DATASET ROWS
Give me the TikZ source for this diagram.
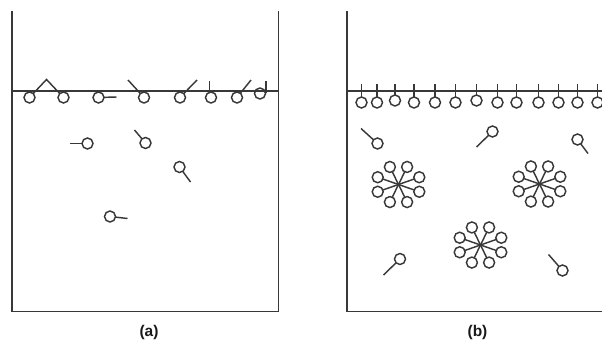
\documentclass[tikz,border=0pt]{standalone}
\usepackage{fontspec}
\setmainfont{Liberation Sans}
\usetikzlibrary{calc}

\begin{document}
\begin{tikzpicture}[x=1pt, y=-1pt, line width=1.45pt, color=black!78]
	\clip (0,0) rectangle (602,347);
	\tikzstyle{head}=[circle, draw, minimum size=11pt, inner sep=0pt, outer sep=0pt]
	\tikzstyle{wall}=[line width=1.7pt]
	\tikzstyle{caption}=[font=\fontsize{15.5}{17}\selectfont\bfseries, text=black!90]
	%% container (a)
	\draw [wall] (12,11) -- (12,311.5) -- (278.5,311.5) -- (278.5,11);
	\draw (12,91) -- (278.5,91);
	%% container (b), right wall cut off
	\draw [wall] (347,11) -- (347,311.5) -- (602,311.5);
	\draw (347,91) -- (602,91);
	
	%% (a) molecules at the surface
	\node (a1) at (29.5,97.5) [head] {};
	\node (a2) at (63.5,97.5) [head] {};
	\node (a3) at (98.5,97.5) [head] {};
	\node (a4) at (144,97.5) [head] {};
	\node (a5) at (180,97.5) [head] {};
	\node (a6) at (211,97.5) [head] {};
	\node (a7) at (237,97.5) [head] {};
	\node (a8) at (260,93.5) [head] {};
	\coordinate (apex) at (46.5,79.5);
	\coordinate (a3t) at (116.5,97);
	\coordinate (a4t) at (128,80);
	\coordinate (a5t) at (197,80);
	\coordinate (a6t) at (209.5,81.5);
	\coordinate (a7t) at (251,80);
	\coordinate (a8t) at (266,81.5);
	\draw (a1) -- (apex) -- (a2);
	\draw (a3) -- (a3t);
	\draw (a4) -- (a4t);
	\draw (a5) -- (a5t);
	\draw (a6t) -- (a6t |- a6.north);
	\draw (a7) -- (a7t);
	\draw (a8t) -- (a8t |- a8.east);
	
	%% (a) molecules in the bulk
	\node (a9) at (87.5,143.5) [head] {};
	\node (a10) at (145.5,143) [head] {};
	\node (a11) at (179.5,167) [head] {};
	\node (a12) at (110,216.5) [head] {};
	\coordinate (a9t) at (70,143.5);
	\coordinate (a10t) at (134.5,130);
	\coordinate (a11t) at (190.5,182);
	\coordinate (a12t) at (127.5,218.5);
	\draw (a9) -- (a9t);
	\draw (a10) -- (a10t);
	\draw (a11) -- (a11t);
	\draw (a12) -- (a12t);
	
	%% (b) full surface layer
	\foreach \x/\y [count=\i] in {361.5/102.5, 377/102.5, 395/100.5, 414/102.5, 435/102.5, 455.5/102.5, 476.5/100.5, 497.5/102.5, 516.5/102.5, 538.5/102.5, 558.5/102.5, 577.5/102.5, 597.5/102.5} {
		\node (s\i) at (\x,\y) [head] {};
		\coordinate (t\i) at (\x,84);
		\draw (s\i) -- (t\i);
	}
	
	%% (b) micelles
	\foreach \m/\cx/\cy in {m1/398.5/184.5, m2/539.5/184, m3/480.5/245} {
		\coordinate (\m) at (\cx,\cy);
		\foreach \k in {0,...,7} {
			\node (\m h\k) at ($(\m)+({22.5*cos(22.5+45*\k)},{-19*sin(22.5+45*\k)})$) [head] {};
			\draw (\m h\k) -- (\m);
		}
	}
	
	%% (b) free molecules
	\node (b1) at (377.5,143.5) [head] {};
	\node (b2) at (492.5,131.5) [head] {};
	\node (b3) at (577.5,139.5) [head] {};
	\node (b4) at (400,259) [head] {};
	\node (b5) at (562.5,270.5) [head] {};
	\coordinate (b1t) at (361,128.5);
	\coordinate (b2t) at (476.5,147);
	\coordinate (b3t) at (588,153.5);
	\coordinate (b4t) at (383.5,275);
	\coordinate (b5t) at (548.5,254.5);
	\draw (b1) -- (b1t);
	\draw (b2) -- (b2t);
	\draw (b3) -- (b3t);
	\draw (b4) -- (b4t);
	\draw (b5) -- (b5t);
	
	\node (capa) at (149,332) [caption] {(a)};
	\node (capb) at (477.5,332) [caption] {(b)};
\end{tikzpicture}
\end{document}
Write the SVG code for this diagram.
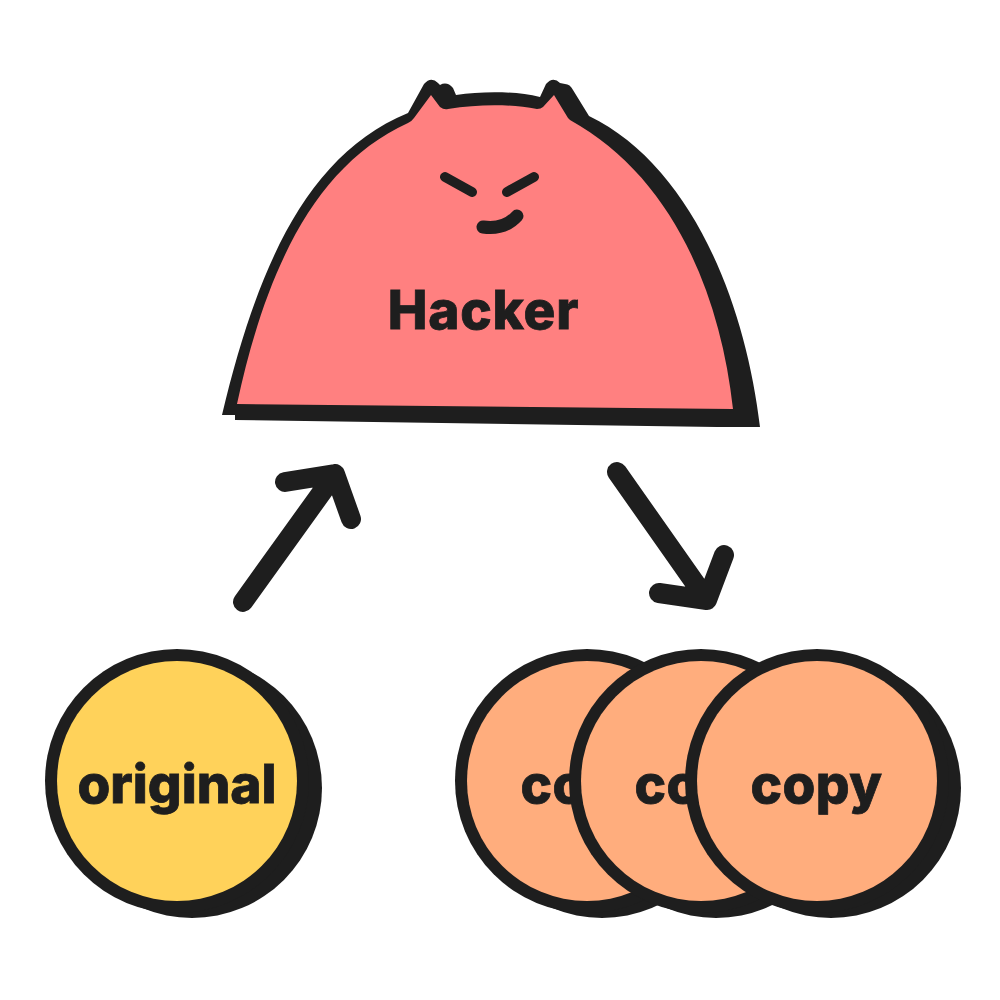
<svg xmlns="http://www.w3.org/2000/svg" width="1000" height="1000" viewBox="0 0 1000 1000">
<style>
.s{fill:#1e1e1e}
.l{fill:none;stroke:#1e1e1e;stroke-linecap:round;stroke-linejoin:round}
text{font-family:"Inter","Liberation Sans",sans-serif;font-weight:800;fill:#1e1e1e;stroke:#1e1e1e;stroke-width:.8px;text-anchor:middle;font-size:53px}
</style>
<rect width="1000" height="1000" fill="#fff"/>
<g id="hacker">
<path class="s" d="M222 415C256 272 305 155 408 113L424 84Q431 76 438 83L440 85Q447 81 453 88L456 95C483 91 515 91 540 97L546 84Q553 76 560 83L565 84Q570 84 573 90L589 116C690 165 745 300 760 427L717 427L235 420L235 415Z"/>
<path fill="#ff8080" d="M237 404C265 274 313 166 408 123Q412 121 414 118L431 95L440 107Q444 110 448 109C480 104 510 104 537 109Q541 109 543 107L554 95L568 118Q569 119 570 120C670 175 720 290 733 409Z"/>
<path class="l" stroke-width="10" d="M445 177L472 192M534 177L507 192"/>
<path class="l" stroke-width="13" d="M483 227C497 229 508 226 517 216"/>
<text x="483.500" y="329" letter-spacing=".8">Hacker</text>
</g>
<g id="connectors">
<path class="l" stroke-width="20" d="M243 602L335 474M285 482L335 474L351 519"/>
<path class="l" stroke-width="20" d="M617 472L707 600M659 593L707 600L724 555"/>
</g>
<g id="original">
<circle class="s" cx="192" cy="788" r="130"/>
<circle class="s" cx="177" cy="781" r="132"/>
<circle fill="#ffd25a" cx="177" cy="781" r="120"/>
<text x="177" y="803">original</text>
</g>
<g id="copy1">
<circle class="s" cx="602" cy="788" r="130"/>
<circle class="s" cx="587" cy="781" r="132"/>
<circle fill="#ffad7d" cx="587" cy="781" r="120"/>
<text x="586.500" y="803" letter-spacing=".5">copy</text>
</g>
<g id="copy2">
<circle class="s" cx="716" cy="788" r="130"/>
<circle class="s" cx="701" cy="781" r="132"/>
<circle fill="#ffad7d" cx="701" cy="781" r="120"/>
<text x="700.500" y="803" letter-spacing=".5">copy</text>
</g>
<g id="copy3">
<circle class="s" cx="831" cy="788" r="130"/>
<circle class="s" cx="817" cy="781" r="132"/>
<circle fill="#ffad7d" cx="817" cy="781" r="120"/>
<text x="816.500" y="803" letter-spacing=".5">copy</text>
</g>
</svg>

==

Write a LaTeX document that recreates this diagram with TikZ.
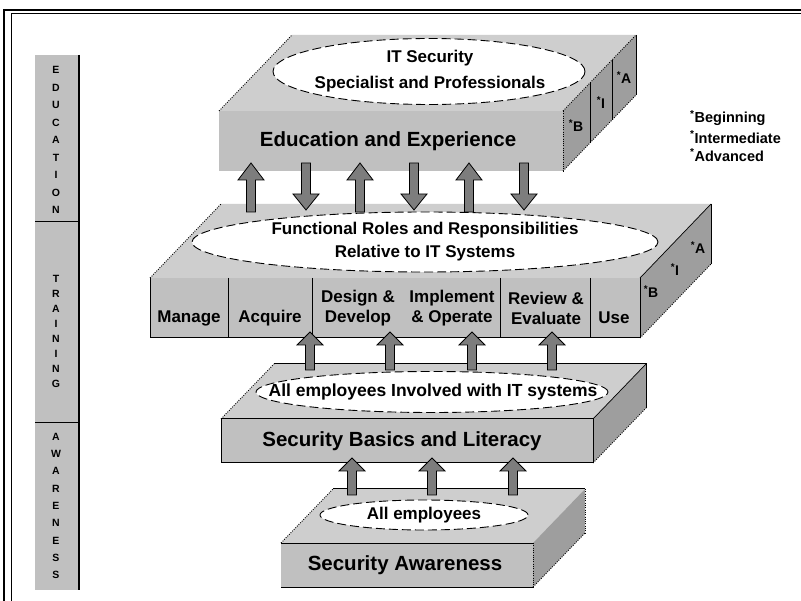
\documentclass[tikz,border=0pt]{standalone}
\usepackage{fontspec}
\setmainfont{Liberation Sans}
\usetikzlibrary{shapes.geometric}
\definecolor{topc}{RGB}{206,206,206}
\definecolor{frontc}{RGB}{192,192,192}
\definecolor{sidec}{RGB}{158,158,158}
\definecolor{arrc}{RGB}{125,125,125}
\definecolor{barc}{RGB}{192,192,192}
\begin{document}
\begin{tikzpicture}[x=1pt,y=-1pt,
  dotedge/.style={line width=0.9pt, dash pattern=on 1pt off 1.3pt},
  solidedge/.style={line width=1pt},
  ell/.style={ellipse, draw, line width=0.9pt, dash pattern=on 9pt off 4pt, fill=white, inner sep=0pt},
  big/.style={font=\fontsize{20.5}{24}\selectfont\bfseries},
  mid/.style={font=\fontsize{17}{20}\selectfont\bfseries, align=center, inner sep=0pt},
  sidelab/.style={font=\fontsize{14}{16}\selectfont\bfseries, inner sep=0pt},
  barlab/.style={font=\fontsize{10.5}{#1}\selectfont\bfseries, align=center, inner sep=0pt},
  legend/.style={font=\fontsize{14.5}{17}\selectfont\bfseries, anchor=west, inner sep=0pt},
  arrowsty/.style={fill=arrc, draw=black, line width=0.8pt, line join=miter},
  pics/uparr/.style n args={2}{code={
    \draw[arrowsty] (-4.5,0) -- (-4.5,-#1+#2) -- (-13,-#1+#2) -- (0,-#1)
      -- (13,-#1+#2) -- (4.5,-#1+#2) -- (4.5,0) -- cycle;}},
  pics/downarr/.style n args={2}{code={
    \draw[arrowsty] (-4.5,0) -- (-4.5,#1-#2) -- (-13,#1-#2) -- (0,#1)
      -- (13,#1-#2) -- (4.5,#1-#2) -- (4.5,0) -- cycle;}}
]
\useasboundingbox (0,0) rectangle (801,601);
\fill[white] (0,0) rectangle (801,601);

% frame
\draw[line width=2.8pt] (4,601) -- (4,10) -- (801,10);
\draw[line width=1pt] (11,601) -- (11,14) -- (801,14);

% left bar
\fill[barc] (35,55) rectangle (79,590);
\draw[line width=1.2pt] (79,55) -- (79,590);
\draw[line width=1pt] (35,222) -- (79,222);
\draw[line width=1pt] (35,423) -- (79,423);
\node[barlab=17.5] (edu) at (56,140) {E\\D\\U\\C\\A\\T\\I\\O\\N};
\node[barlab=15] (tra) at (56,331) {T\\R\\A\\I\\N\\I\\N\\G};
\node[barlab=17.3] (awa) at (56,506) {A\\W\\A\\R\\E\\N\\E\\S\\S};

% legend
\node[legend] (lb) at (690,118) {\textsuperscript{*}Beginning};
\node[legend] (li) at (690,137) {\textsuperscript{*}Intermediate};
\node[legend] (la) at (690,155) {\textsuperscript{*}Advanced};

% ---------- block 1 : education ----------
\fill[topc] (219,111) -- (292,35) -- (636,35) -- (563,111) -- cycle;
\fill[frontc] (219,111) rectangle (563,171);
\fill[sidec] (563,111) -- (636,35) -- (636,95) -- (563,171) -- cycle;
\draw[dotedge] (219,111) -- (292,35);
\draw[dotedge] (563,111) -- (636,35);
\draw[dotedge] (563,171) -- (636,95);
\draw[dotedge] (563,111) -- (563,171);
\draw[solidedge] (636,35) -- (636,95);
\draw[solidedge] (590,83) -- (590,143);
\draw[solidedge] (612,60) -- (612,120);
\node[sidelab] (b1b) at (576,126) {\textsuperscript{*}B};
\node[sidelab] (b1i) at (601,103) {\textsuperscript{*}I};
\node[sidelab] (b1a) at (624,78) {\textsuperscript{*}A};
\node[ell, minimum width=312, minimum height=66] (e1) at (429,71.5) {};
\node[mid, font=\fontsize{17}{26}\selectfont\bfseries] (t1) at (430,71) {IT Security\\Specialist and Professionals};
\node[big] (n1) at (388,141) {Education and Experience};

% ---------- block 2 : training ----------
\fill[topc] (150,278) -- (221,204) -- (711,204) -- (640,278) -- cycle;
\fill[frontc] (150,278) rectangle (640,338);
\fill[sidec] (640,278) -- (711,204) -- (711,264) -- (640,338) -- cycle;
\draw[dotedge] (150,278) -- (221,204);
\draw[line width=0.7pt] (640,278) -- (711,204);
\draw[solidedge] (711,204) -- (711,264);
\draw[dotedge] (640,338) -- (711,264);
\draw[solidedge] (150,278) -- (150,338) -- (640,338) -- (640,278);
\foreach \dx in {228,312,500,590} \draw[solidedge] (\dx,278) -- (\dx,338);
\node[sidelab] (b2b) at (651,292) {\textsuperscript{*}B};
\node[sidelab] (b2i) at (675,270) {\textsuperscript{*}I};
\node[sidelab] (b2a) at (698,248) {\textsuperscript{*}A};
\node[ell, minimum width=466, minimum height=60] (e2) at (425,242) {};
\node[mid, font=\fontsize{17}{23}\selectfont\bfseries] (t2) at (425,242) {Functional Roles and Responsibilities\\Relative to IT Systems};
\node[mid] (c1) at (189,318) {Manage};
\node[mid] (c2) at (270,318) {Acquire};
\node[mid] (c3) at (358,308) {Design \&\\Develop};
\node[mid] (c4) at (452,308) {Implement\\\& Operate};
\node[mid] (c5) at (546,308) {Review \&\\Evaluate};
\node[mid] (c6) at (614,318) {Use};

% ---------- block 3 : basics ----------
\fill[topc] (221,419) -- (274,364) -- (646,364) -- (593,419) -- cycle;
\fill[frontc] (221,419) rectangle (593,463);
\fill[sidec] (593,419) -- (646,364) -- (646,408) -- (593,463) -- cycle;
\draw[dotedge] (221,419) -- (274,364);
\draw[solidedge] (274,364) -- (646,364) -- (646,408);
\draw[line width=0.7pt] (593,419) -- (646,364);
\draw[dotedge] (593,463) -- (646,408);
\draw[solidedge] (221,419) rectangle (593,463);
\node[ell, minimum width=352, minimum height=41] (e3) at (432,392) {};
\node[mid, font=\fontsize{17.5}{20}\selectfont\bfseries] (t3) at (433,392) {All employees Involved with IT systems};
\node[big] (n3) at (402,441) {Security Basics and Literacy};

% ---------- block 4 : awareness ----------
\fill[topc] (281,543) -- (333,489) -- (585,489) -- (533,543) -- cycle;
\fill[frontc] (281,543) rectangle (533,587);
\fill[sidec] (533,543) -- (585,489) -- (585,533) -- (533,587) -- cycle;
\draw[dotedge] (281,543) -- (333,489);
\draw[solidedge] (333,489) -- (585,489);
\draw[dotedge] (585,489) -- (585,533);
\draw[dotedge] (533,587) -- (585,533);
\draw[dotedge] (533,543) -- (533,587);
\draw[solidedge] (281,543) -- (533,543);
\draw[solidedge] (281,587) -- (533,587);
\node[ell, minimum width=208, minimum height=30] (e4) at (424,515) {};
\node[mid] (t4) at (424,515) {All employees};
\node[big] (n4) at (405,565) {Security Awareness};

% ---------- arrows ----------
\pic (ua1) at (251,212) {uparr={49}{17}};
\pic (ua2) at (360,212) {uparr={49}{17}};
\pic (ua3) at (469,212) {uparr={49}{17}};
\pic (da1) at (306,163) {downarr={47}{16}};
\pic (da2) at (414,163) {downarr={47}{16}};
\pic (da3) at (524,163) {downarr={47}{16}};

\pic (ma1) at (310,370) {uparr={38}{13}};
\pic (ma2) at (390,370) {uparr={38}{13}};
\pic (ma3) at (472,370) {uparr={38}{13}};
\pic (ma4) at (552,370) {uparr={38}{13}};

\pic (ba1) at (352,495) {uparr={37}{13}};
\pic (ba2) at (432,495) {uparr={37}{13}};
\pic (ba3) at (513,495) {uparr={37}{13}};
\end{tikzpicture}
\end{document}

--

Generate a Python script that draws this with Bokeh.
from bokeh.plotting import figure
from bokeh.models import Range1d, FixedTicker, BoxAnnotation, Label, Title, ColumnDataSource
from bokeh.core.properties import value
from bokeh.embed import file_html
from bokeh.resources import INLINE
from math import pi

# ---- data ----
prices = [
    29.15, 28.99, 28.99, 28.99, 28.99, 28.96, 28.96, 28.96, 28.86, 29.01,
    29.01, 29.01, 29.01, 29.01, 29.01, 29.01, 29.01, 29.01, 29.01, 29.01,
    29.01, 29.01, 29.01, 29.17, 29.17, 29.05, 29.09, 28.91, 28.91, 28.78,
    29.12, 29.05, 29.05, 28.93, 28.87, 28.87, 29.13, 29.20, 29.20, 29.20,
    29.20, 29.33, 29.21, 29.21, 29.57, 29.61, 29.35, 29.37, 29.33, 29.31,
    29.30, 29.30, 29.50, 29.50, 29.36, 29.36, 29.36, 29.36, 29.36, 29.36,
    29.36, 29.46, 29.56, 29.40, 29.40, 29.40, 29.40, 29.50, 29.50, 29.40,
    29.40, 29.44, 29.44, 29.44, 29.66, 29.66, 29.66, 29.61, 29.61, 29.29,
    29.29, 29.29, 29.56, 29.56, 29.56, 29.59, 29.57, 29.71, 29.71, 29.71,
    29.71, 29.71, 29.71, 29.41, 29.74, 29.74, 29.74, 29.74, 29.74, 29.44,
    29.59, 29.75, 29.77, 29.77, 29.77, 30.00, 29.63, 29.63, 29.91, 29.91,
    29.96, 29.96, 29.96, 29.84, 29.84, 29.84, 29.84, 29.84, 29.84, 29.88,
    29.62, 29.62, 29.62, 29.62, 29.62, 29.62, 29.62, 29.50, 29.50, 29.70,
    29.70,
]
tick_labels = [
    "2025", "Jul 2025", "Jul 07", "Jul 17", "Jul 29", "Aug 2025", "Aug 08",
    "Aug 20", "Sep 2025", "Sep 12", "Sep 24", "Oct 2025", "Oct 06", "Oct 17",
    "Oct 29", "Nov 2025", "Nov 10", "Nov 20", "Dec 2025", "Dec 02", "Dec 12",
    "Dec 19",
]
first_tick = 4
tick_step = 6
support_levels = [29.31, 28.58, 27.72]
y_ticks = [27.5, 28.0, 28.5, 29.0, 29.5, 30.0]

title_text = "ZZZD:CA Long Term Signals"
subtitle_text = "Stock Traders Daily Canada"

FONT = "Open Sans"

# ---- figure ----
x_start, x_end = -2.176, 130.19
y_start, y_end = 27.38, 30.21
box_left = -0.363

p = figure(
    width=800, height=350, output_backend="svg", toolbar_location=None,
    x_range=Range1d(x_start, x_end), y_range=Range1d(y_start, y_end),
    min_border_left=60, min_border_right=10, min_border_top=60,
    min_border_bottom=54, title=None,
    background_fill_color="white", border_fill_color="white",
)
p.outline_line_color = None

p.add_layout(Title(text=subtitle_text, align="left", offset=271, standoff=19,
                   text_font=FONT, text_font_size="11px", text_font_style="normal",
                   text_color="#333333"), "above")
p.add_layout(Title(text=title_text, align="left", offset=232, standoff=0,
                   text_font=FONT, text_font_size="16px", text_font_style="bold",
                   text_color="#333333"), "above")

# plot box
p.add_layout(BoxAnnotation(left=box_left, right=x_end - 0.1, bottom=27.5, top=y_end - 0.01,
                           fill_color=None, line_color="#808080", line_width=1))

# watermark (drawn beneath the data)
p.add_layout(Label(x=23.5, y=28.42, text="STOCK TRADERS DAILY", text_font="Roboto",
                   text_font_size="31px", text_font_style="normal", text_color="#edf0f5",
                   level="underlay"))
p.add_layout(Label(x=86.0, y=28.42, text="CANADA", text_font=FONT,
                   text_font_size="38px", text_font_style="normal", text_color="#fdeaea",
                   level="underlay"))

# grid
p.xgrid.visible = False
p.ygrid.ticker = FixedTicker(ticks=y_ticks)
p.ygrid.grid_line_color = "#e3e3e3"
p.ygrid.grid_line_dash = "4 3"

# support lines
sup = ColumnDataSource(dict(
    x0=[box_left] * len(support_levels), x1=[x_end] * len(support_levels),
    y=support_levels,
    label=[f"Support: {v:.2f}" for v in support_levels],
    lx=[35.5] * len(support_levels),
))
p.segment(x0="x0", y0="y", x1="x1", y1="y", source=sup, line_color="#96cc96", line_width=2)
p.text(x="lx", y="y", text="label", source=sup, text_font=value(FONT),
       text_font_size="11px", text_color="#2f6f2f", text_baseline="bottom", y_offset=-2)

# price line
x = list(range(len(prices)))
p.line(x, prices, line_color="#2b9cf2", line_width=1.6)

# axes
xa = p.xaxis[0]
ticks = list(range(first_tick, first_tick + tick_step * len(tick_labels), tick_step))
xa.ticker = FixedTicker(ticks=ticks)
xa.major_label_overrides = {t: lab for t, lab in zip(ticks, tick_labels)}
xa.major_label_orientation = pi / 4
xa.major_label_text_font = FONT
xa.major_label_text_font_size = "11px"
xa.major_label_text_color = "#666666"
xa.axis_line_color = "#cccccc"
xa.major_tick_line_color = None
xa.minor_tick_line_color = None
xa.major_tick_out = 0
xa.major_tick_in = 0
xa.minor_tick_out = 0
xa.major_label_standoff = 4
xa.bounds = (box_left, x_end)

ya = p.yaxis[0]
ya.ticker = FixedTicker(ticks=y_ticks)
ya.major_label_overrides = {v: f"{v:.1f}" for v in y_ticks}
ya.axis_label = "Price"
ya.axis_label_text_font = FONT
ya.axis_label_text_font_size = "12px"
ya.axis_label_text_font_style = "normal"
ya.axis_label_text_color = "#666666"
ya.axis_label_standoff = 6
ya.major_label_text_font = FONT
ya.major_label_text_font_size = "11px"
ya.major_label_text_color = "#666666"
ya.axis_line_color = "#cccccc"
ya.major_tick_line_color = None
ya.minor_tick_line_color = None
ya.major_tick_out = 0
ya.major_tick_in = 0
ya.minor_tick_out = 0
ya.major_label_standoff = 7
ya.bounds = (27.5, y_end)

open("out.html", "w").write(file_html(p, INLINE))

BRIEF
Above are some records; extract exactly the lines from the one containing "Give me the TikZ source for this diagram." through the one containing "(347,91) -- (602,91);" and drop the pictures.

EXERCISE ANSWER
Give me the TikZ source for this diagram.
\documentclass[tikz,border=0pt]{standalone}
\usepackage{fontspec}
\setmainfont{Liberation Sans}
\usetikzlibrary{calc}

\begin{document}
\begin{tikzpicture}[x=1pt, y=-1pt, line width=1.45pt, color=black!78]
	\clip (0,0) rectangle (602,347);
	\tikzstyle{head}=[circle, draw, minimum size=11pt, inner sep=0pt, outer sep=0pt]
	\tikzstyle{wall}=[line width=1.7pt]
	\tikzstyle{caption}=[font=\fontsize{15.5}{17}\selectfont\bfseries, text=black!90]
	%% container (a)
	\draw [wall] (12,11) -- (12,311.5) -- (278.5,311.5) -- (278.5,11);
	\draw (12,91) -- (278.5,91);
	%% container (b), right wall cut off
	\draw [wall] (347,11) -- (347,311.5) -- (602,311.5);
	\draw (347,91) -- (602,91);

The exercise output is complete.